Enstar Group: ESGR

Thought this might be interesting for this board, hence posting here.

Country Incorporated: Bermuda


This is a company originally recommended by Global Gains back in 2009. The stock was at $63 back then, and I bought it at the time. In the interest of full disclosure, I have not sold a single share since then. I own the stock, so my viewpoint might be biased. Part of this write up is taken from GG’s original write up.

The Business

Insurance and reinsurance companies don’t always do well. As a matter of fact a lot of them don’t do as good. There are insurance companies that have written policies and hold a significant float and outstanding liabilities but have stopped writing more policies. Enstar buys these companies in run-off and typically does so at a discount to fair value. Enstar derives a significant value from these companies as it puts the cash to use and works on getting rid of the liabilities. Typically they do this by buying out claim holders before the policy expires. The company then takes the excess cash it generates and invests it in variety of financial vehicles. The most high profile investment is a hedge fund run by 11% shareholders (GS alumnus, and private equity heavyweight J. Christopher Flowers.

The business model is capital light and generates significant returns and allows Enstar to hold cash. The results could be lumpy at times.


Back in 2009 when ESGR was originally recommended by GG, the book value / share was $45. At that time, the comparison was made to the book value back in 2005, which was $20. The amount of cash and cash equivalents at that time was $1.5B.

Today, ESGR has grown its book value from 2009 at a rate of 19% to $115. Today the amount of cash and cash equivalents is $4.5B. In 2009, the stock was trading at $63 (at time of recommendation), which was 1.4 times book. Today the stock is trading at $138, which is 1.2 times book value. The range of trading has varied quite a bit. The lowest p/b ratio for ESGR has been 1.13 and the max p/b ratio for ESGR has been 3.55.

With today’s book value with these ranges, we get a stock price range of $130 - $409. ESGR is trading very close to the lower end of the spectrum.

If the growth in book value continues at a 15% compounded rate for the next 5 years, given the above P/B range, we are looking at a stock price between $262 - $823.


The people running the show are key as they have found a good way to find deals and allocate capital. If either suffers, the stock could suffer. The key metric to watch here is P/B. As long as the book value keeps growing, Enstar will do well.

I have held Enstar since 2009 and bought twice during that time. I barely look at this investment. Recently I have looked at this a little more than I have in the past.



Hi Vish,

This looks interesting!

P/E around 9 and selling close to book value. Looks like they have done a good job growing revenue with the 5-year rate being around 36%. However, earnings appear to be lumpy, so may be that’s why the valuation is depressed?

Couple questions:

  1. What is the company’s growth strategy? And what is it’s key differentiator versus competition?

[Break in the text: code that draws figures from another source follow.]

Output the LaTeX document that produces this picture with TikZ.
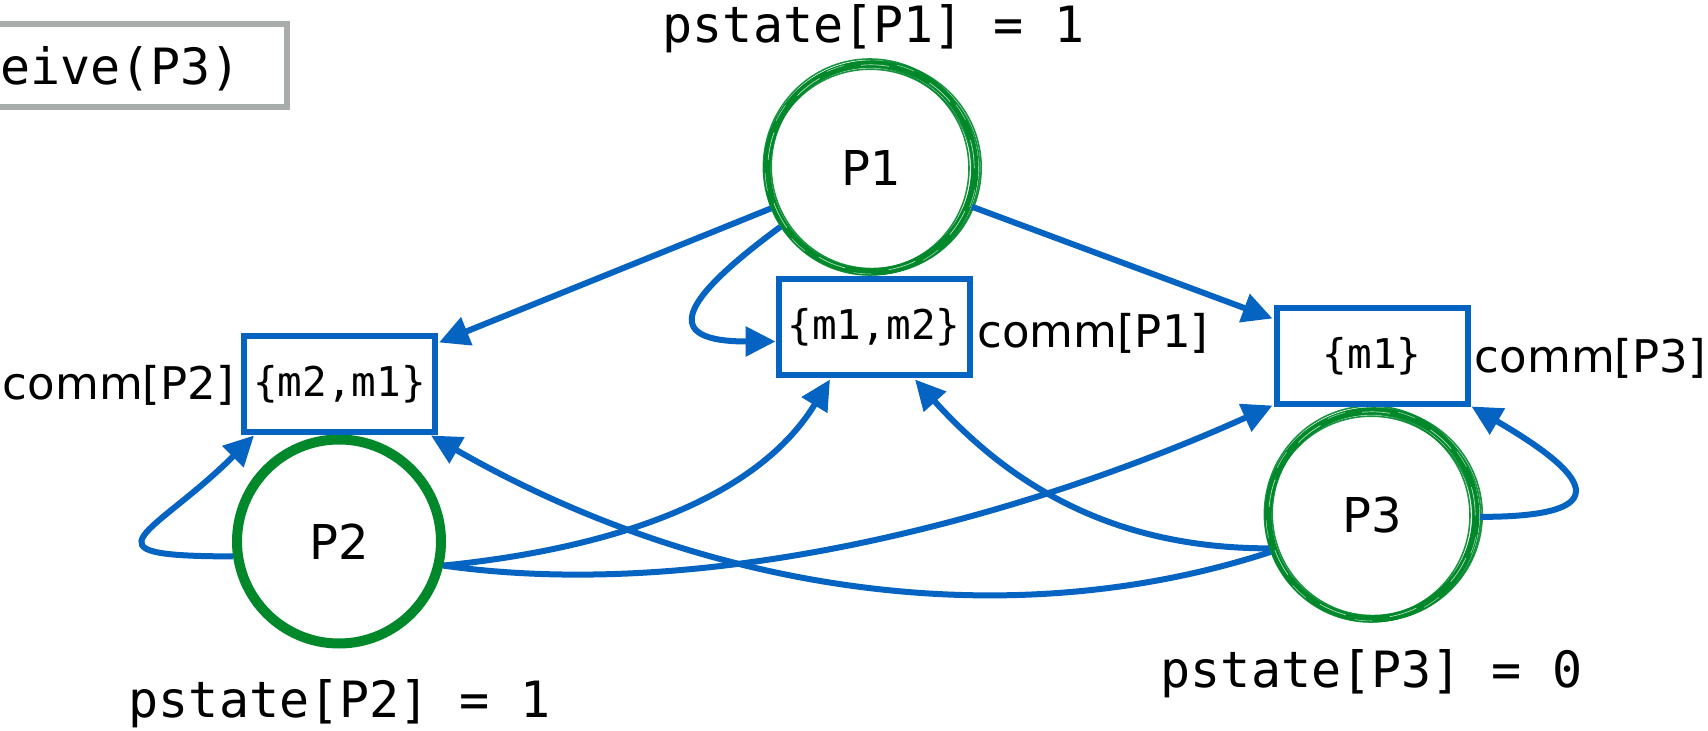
\documentclass[tikz,border=0pt]{standalone}
\usepackage{fontspec}
\setmainfont{DejaVu Sans}
\setsansfont{DejaVu Sans}
\setmonofont{DejaVu Sans Mono}
\usetikzlibrary{arrows.meta}

\definecolor{linkblue}{HTML}{0563C1}
\definecolor{procgreen}{HTML}{00882B}
\definecolor{framegray}{HTML}{A8ADAB}

% font sizes (one unit of the picture = 0.5pt)
\newcommand\dgState{\ttfamily\fontsize{25pt}{25pt}\selectfont}
\newcommand\dgBox{\ttfamily\fontsize{20.5pt}{20.5pt}\selectfont}
\newcommand\dgProc{\sffamily\fontsize{24pt}{24pt}\selectfont}
\newcommand\dgLabel{\sffamily\fontsize{22.5pt}{22.5pt}\selectfont}

% a hand-brushed ring around the centre of a process node
\newcommand\brushring[1]{%
  \draw[procgreen, line width=3.4pt] (#1.center) circle [radius=52pt];
  \foreach \dx/\dy/\rx/\ry in {0.5/-0.3/53.8/52.8, -0.6/0.5/53.2/54.0,
      0.4/0.7/50.3/51.0, -0.4/-0.6/50.8/50.0, 0.9/0.2/54.2/53.3,
      -0.8/-0.2/49.8/50.6}{
    \draw[procgreen, line width=0.8pt, opacity=0.9]
      ([shift={(\dx pt,\dy pt)}]#1.center) ellipse [x radius=\rx pt, y radius=\ry pt];
  }
  \draw[white, line width=0.35pt, opacity=0.7, dash pattern=on 14pt off 22pt]
    (#1.center) circle [radius=51.6pt];
  \draw[white, line width=0.3pt, opacity=0.6, dash pattern=on 9pt off 27pt, dash phase=11pt]
    (#1.center) circle [radius=53.0pt];
}

\begin{document}
\begin{tikzpicture}[x=0.5pt, y=-0.5pt,
  flow/.style={draw=linkblue, line width=3pt,
    -{Triangle[length=15pt, width=14.5pt]}},
  membox/.style={rectangle, draw=linkblue, line width=3pt, fill=white,
    minimum width=95.5pt, minimum height=48pt, inner sep=0pt, font=\dgBox},
  proc/.style={circle, minimum size=108pt, inner sep=0pt, outer sep=0pt,
    font=\dgProc},
  procsolid/.style={circle, draw=procgreen, line width=5pt,
    minimum size=102pt, inner sep=0pt, font=\dgProc},
  commlabel/.style={anchor=base west, inner sep=0pt, font=\dgLabel},
  statelabel/.style={anchor=base, inner sep=0pt, font=\dgState},
  callbox/.style={rectangle, draw=framegray, line width=3pt, font=\dgState,
    minimum height=41.5pt, inner xsep=23pt, text height=19.5pt, text depth=0pt}
]
\useasboundingbox (0,0) rectangle (1708,731);

% current call
\node[callbox, anchor=east] (call) at (290,65.5) {eive(P3)};

% processes
\node[proc] (p1) at (871,168) {P1};
\node[procsolid] (p2) at (339,541.5) {P2};
\node[proc] (p3) at (1372,515) {P3};
\brushring{p1}
\brushring{p3}

% communication sets
\node[membox] (c1) at (874,327.5) {\{m1,m2\}};
\node[membox] (c2) at (339.5,384) {\{m2,m1\}};
\node[membox] (c3) at (1372,356.5) {\{m1\}};

% labels
\node[commlabel] (l1) at (977,348) {comm[P1]};
\node[commlabel] (l2) at (2.5,400) {comm[P2]};
\node[commlabel] (l3) at (1474.5,373) {comm[P3]};
\node[statelabel] (s1) at (873.5,43) {pstate[P1] = 1};
\node[statelabel] (s2) at (339.5,718) {pstate[P2] = 1};
\node[statelabel] (s3) at (1371.5,688) {pstate[P3] = 0};

% messages from P1
\draw[flow] (p1.202) -- ([shift={(1,9.5)}]c2.north east);
\draw[flow] (p1.213) .. controls +(-102,75) and +(-115,0) .. ([shift={(0,14)}]c1.west);
\draw[flow] (p1.339) -- ([shift={(-1,13)}]c3.north west);

% messages from P2
\draw[flow] (p2.188) .. controls +(-160,0) and +(-99,99) .. ([shift={(13,0.5)}]c2.south west);
\draw[flow] (p2.347) .. controls +(150,-15) and +(-78,127.5) .. ([shift={(-44,1)}]c1.south);
\draw[flow] (p2.347) .. controls +(275,39) and +(-233,105) .. ([shift={(-1,-2)}]c3.south west);

% messages from P3
\draw[flow] (p3.198) .. controls +(-150,0) and +(100,111) .. ([shift={(41,1)}]c1.south);
\draw[flow] (p3.200) .. controls +(-267,87) and +(270,155) .. ([shift={(-7,0.5)}]c2.south east);
\draw[flow] (p3.359) .. controls +(130,0) and +(129,75) .. ([shift={(1,-1)}]c3.south east);
\end{tikzpicture}
\end{document}
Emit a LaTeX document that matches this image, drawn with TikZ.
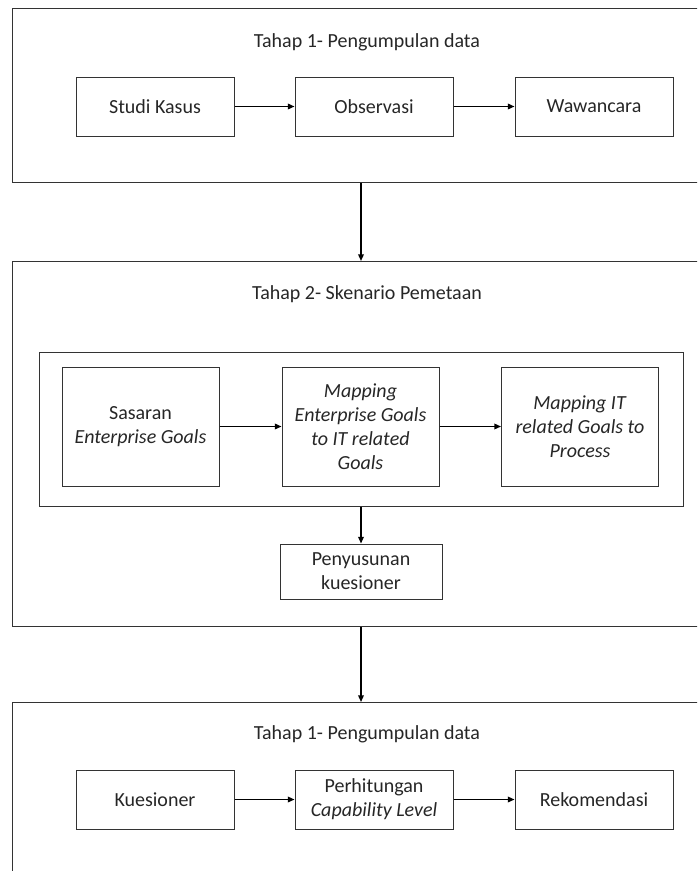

  2. Why is the multiple depressed?


Couple questions:
1) What is the company’s growth strategy? And what is it’s key differentiator versus competition?

2) Why is the multiple depressed?

The growth strategy is to find deals to make that prove profitable and make cash out of it to invest. If they cannot find deals, the growth will suffer. Which brings me to your earlier comment of why the revenue is lumpy.

As far as competition goes, I am not sure who their competition is. I guess investment management companies can be categorized as their competition, cause in the end they invest money.

I’m also not sure why multiple is depressed, but it’s close to the lowest it’s been. Hopefully the market will wake up to that and push it up to match the growth in book value over time.


Thanks Vish.

It looks like this is one of those under followed companies. Market Watch notes two analysts following it, with both rating it as a “Buy”. Looks like a Hidden Gems type of candidate …

The only other thing I would note is that financials is sort of one sector where one can still find some ‘value’ …

I will try to find sometime to do some digging this weekend.